I’ve watched the stars fall silent from your eyes
All the sights that I have seen
I can’t believe that I believed I wished
That you could see
There’s a new planet in the solar system
There is nothing up my sleeve
-REM, The Great Beyond
Within the mix of the 20+ years of bipolar insanity, I had a respite. 9 years with my husband, who gave me a home where serenity and peace resided. It was almost spa like, a retreat. Every guest, upon departure, would drag their heels and tell us how much they did not want to leave. And it was paradise. In retrospect, some days I think it was all an imaginary world – perhaps I had slept for those years only to wake up after my worst nightmare…

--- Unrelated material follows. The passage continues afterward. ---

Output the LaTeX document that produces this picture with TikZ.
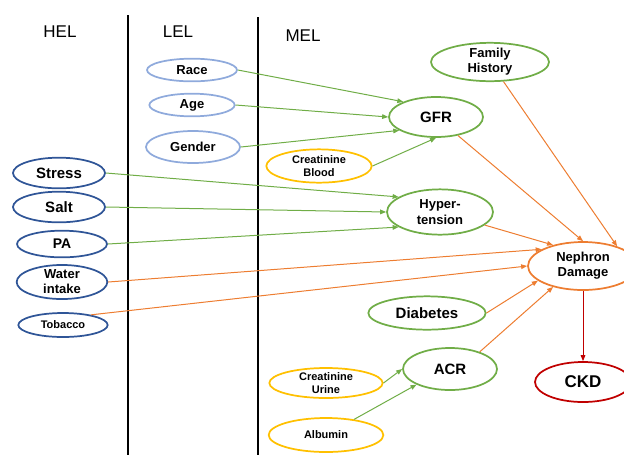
\documentclass[tikz,border=0pt]{standalone}
\usepackage{fontspec}
\setmainfont{Liberation Sans}
\usepackage{tikz}
\usetikzlibrary{shapes.geometric,arrows.meta}

\definecolor{lelblue}{RGB}{143,170,220}
\definecolor{helblue}{RGB}{47,85,151}
\definecolor{melgreen}{RGB}{112,173,71}
\definecolor{labyellow}{RGB}{255,192,0}
\definecolor{dmgorange}{RGB}{237,125,49}
\definecolor{ckdred}{RGB}{192,0,0}

\newcommand{\txtbig}{\fontsize{11.25}{13.5}\selectfont\bfseries}
\newcommand{\txtmid}{\fontsize{9.75}{11.25}\selectfont\bfseries}
\newcommand{\txtsmall}{\fontsize{8.25}{9.75}\selectfont\bfseries}

\begin{document}
\begin{tikzpicture}[x=0.75pt, y=-0.75pt,
	blob/.style={ellipse, draw, line width=1.3pt, inner sep=0pt, align=center},
	lel/.style={blob, draw=lelblue},
	hel/.style={blob, draw=helblue},
	mel/.style={blob, draw=melgreen},
	lab/.style={blob, draw=labyellow},
	dmg/.style={blob, draw=dmgorange},
	ckdnode/.style={blob, draw=ckdred},
	arr/.style={-{Triangle[length=4.5pt,width=3.5pt]}, line width=0.75pt},
	header/.style={font=\fontsize{12.75}{15}\selectfont}]
		\useasboundingbox (0,0) rectangle (624,455);
		% Columns
		\draw[line width=1.2pt] (128,15) -- (128,455);
		\draw[line width=1.2pt] (258,17) -- (258,455);
		\node[header] (helhead) at (60,32) {HEL};
		\node[header] (lelhead) at (178,32) {LEL};
		\node[header] (melhead) at (303,36) {MEL};

		% LEL
		\node[lel, font=\txtmid, minimum width=67.5pt, minimum height=17pt] (race) at (192,70) {Race};
		\node[lel, font=\txtmid, minimum width=64pt, minimum height=17pt] (age) at (192,105) {Age};
		\node[lel, font=\txtmid, minimum width=70.5pt, minimum height=24pt] (gender) at (193,147) {Gender};

		% HEL
		\node[hel, font=\txtbig, minimum width=69pt, minimum height=23pt] (stress) at (59,173) {Stress};
		\node[hel, font=\txtbig, minimum width=69pt, minimum height=23pt] (salt) at (59,207) {Salt};
		\node[hel, font=\fontsize{10.5}{12}\selectfont\bfseries, minimum width=67.5pt, minimum height=20pt] (pa) at (62,244) {PA};
		\node[hel, font=\txtmid, minimum width=68pt, minimum height=25pt] (water) at (62,282) {Water\\intake};
		\node[hel, font=\txtsmall, minimum width=67pt, minimum height=18pt] (tobacco) at (63,325) {Tobacco};

		% MEL
		\node[mel, font=\txtmid, minimum width=88.5pt, minimum height=27pt] (family) at (490,62) {Family\\History};
		\node[mel, font=\txtbig, minimum width=70.5pt, minimum height=30pt] (gfr) at (436,117) {GFR};
		\node[lab, font=\txtsmall, minimum width=79pt, minimum height=25pt] (cblood) at (319,166) {Creatinine\\Blood};
		\node[mel, font=\txtmid, minimum width=79.5pt, minimum height=34pt] (hyper) at (440,212) {Hyper-\\[0.75pt]tension};
		\node[dmg, font=\txtmid, minimum width=82.5pt, minimum height=36pt] (neph) at (583,266) {Nephron\\Damage};
		\node[mel, font=\txtbig, minimum width=88pt, minimum height=25pt] (diab) at (427,313) {Diabetes};
		\node[mel, font=\txtbig, minimum width=70.5pt, minimum height=31.5pt] (acr) at (450,369) {ACR};
		\node[ckdnode, font=\fontsize{12.75}{15}\selectfont\bfseries, minimum width=72pt, minimum height=30pt] (ckd) at (583,382) {CKD};
		\node[lab, font=\txtsmall, minimum width=85pt, minimum height=22.5pt] (curine) at (326,383) {Creatinine\\Urine};
		\node[lab, font=\txtsmall, minimum width=86pt, minimum height=25.5pt] (albumin) at (326,435) {Albumin};

		% into GFR
		\draw[arr, melgreen] (race.east) -- (gfr.155);
		\draw[arr, melgreen] (age.east) -- (gfr.west);
		\draw[arr, melgreen] (gender.east) -- (gfr.200);
		\draw[arr, melgreen] (cblood.east) -- (gfr.south);
		% into Hypertension
		\draw[arr, melgreen] (stress.east) -- (hyper.160);
		\draw[arr, melgreen] (salt.east) -- (hyper.west);
		\draw[arr, melgreen] (pa.east) -- (hyper.200);
		% into ACR
		\draw[arr, melgreen] (curine.east) -- (acr.west);
		\draw[arr, melgreen] (albumin) -- (acr.205);

		% into Nephron Damage
		\draw[arr, dmgorange] (family) -- (neph.30);
		\draw[arr, dmgorange] (gfr) -- (neph.north);
		\draw[arr, dmgorange] (hyper) -- (neph.145);
		\draw[arr, dmgorange] (water.east) -- (neph.158);
		\draw[arr, dmgorange] (tobacco.20) -- (neph.west);
		\draw[arr, dmgorange] (diab.east) -- (neph.198);
		\draw[arr, dmgorange] (acr.30) -- (neph.215);
		\draw[arr, ckdred] (neph.south) -- (ckd.north);
	\end{tikzpicture}
\end{document}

He was an incredible man. I loved him forcefully, passionately and without question. I believed I had found my mate, the one who would be with me until we grew old, grey, feeble. He used to ask me if for some reason he became disabled (he had quite the imagination) and could only speak like a crow, what would I do? Would I leave him? Never, was my response. I would wheel him onto our screen porch every day and let him talk to the crows who loved our yard, who flocked to us in the same manner the hummingbirds came back every spring.
I want the hummingbirds, the dancing bears
Sweetest dreams of you
Look into the stars
Look into the moon
Coming home everyday was an adventure. I never knew if his dancing feet would be on the stairs that led to the kitchen, or if a treasure hunt would be waiting for me to find him. He was passionate about life, art, writing, the world. He loved to love and he seemed to have an endless supply of it. Perhaps he was trying to get it all in, during his 44 years, before he was taken too soon.
One of my favorite memories, although I will admit that once asleep I am loathe to get up in the middle of the night, was when the meteor showers were bursting in the dark sky during the winter, and we crawled to the roof of the house, where he had set a futon and numerous blankets for us to lay on as we counted the number of falling stars we saw within a minute, an hour. There was also the night of the lunar eclipse, where we stood in the freezing temperature for hours, taking shot by shot photos of the giant orb as it disappeared and then reappeared again…
You are the star tonight
Your sun electric, outta sight
Your light eclipsed the moon tonight
You’re outta sight
There are so many other stories. They will emerge when I can let them go. But for now, I keep many close to my chest. His light did eclipse the moon. He was always a star – even if he did not think of himself in that way. I miss him every day and will always wonder if he hadn’t died, hadn’t left me, if I would be sane or at least better than I am now. But as I knew before I met him, as I have told my current partner many times, I am a big girl – even if I don’t feel that way. I will somehow make it. Or I won’t. But the choice will be mine. That is what big girls do. Make their own choices and follow them through.